• Stated goal: Count how many lines hold the string "this". Answer with that number and nothing more.

(begin)

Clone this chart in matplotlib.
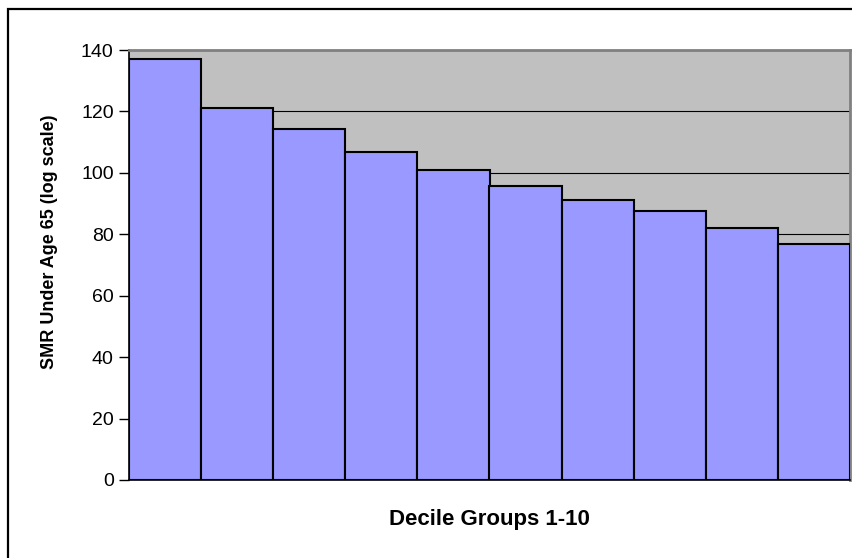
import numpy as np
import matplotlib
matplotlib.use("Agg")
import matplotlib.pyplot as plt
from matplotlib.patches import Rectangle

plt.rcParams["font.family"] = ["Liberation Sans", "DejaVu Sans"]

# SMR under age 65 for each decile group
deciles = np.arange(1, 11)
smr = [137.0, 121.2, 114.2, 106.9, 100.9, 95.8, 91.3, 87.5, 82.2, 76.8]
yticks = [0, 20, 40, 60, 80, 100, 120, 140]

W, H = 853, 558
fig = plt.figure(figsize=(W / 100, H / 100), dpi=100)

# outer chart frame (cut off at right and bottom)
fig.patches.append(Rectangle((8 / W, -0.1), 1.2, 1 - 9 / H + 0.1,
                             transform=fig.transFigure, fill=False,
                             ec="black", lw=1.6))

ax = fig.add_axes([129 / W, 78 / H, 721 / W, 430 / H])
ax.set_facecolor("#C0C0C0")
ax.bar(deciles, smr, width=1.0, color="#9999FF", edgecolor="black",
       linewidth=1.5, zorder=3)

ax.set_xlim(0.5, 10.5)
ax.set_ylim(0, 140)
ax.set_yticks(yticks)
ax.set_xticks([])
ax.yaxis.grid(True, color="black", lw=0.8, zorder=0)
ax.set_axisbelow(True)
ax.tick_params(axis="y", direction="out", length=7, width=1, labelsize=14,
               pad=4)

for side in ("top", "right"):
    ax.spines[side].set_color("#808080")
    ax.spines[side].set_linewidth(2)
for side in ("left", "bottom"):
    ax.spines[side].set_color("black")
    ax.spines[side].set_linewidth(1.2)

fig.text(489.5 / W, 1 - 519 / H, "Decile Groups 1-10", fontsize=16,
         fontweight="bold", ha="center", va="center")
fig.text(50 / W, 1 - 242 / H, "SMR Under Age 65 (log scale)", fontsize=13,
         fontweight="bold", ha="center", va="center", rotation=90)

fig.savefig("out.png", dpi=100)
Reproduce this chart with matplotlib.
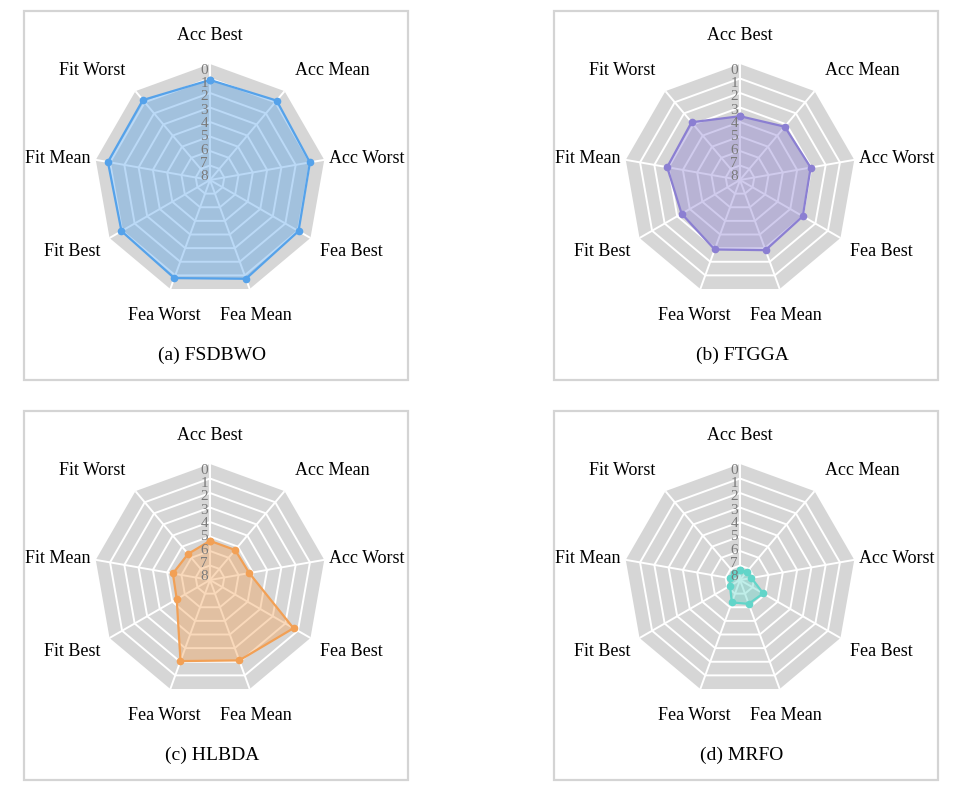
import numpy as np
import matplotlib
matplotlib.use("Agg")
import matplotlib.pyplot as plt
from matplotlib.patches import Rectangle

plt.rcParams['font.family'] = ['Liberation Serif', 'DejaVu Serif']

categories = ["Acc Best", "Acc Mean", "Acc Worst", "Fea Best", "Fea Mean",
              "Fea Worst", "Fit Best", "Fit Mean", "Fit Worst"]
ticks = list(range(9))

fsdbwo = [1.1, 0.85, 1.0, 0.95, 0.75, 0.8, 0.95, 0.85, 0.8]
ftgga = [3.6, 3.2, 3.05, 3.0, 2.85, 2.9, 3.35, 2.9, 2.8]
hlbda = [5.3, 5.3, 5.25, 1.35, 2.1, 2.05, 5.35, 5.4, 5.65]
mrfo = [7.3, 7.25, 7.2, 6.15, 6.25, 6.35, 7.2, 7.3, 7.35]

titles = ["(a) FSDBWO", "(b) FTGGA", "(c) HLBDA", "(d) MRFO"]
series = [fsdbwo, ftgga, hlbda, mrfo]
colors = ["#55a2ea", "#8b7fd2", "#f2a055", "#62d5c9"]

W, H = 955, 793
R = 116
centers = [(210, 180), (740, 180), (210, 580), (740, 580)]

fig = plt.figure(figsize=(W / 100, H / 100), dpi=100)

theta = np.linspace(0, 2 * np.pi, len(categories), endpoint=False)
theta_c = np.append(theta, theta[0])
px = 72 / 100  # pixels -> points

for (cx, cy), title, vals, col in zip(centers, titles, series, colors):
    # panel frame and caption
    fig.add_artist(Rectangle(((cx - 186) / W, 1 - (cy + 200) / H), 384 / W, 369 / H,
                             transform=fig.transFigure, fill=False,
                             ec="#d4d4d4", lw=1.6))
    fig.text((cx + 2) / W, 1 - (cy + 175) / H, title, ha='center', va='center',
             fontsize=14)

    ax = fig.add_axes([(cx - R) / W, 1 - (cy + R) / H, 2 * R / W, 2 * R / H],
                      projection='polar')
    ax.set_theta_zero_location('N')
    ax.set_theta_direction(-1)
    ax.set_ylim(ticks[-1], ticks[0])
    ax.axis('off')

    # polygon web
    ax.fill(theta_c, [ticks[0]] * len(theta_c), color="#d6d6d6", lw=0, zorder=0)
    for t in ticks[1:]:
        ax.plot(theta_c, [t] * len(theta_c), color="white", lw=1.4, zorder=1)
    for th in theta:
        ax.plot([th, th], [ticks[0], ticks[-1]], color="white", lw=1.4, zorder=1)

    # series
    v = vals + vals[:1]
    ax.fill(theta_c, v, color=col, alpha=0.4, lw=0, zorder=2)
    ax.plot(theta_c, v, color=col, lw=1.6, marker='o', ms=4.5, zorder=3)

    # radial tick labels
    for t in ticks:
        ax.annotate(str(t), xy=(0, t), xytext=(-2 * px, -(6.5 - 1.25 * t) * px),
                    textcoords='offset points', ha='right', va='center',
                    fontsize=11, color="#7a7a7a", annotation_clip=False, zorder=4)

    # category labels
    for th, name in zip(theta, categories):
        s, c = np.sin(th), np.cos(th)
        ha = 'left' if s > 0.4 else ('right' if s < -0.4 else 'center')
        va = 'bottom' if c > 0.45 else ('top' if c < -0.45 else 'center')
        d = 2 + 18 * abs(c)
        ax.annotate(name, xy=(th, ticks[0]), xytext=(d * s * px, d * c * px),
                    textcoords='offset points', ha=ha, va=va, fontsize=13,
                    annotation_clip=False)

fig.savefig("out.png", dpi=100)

(end)

• Reply to the exercise: 2